The CCW movement has made great strides over the past 20 years. Back in 1990, less than 20 states gave residents concealed-carry permits except in response to applications which cited specific business need (security guards, carrying cash, etc.). Since that time, most state legislatures have passed laws that make concealed-carry no more onerous than what is required legally to keep a gun in the home, and a majority of CCW permits are issued with little or no training required at all. Not only is it easier to get CCW in most states, but a concealed gun can usually be carried into shopping malls, restaurants and bars.

Even though violent crime rates have tumbled by more than half over the last 20 years, there's no necessary connection, despite what the gun-rights lobby says, between this trend and the expansion of CCW, for the simple reason that more than 90 percent of the decline in violent crime occurred between 1993 and 2002, whereas the expansion in CCW took place largely over the last ten years. But what appears to have increased with the spread of CCW are the number of fatal shootings by individuals who were lawful CCW-holders at the time they committed these violent acts.

I'm not surprised if more CCW permits results in more gun shootings. After all, as the novelist Walter Mosley says, "If you walk around with a gun, it's going to go off sooner or later." Where the guns seem to go off sooner rather than later is in Florida, which recorded 68 killings by CCW-holders since 2007. This represents 10 percent of all CCW killings that the VPC was able to document which took place in a state that holds 3 percent of the nation's total population. Admittedly the VPC numbers are incomplete, because like most efforts to understand gun violence, the data is fragmentary and based on partial media reports. VPC's analysis also ignores gun suicides committed by legal gun owners, many of whom no doubt also had CCW privileges before they died.

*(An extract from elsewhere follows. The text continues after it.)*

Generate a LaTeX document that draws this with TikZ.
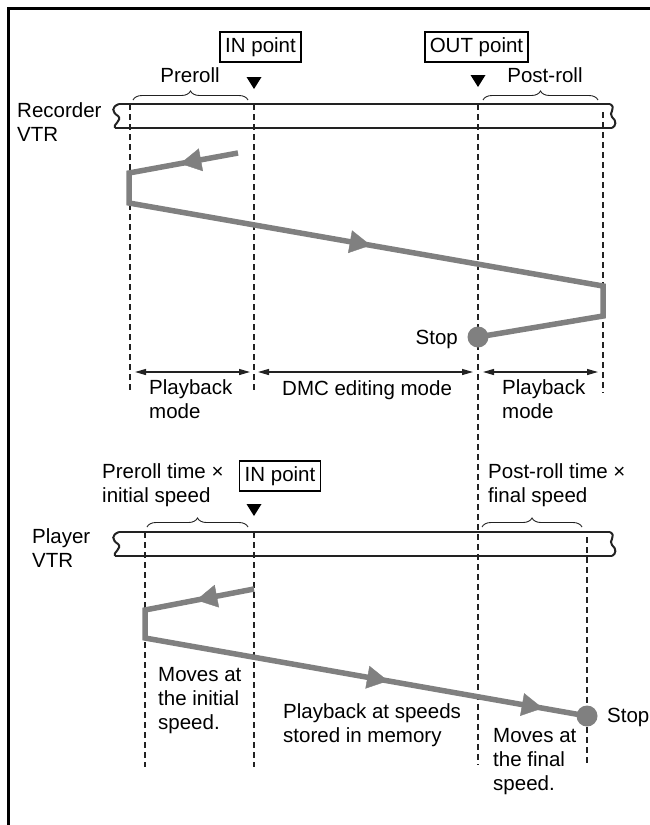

I know many pro-gun activists who wouldn't dispute the VPC numbers but would argue that an average of 100 fatal shootings each year by CCW-holders is a small price to pay for the thousands of fatal gun assaults that are prevented because law-abiding Americans can walk around with guns. I have been listening to this nonsense since 1994 when Kleck first published the results of his so-called research, but it was the VPC report that made me finally try and test whether this claim is true.

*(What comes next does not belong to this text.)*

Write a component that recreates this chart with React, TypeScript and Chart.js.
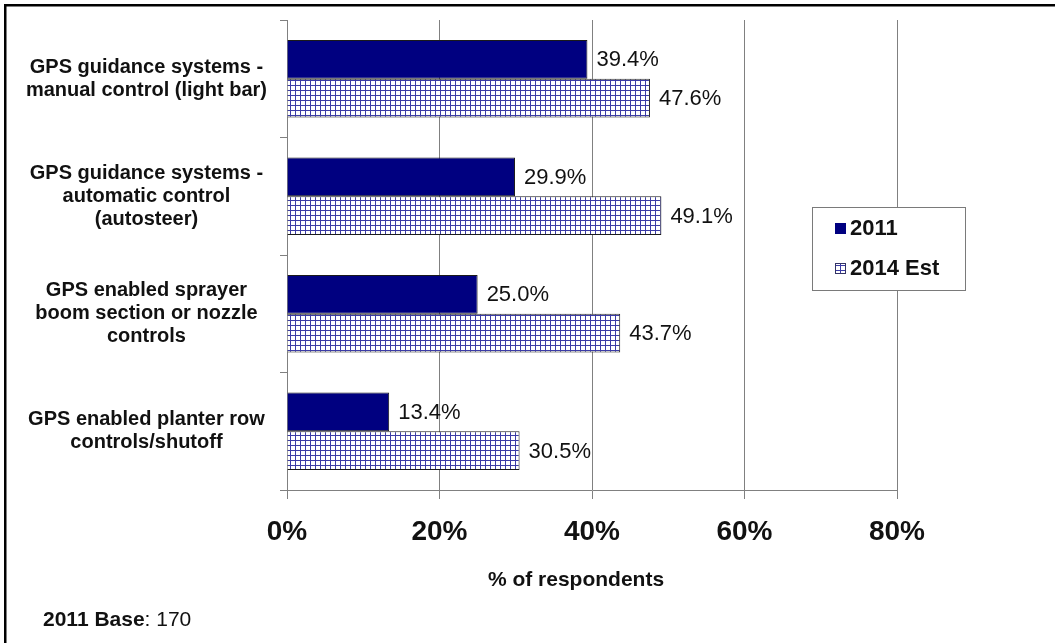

The FBI has been compiling data on justifiable homicides, defined as the killing of a felon during the commission of a felony, since 1994. In fact, since 2007, the same time-period covered by the VPC report, American civilians committed 1,023 justifiable homicides with handguns which, if you were to add CCW suicides to CCW homicides at best the whole thing would be a wash. The NRA and its allies have steadfastly refused to recognize the FBI data on justifiable homicide because the numbers, when compared to national CCW population, are pathetically small. No matter which way you cut it, the good guys ain't doing such an impressive job with their guns.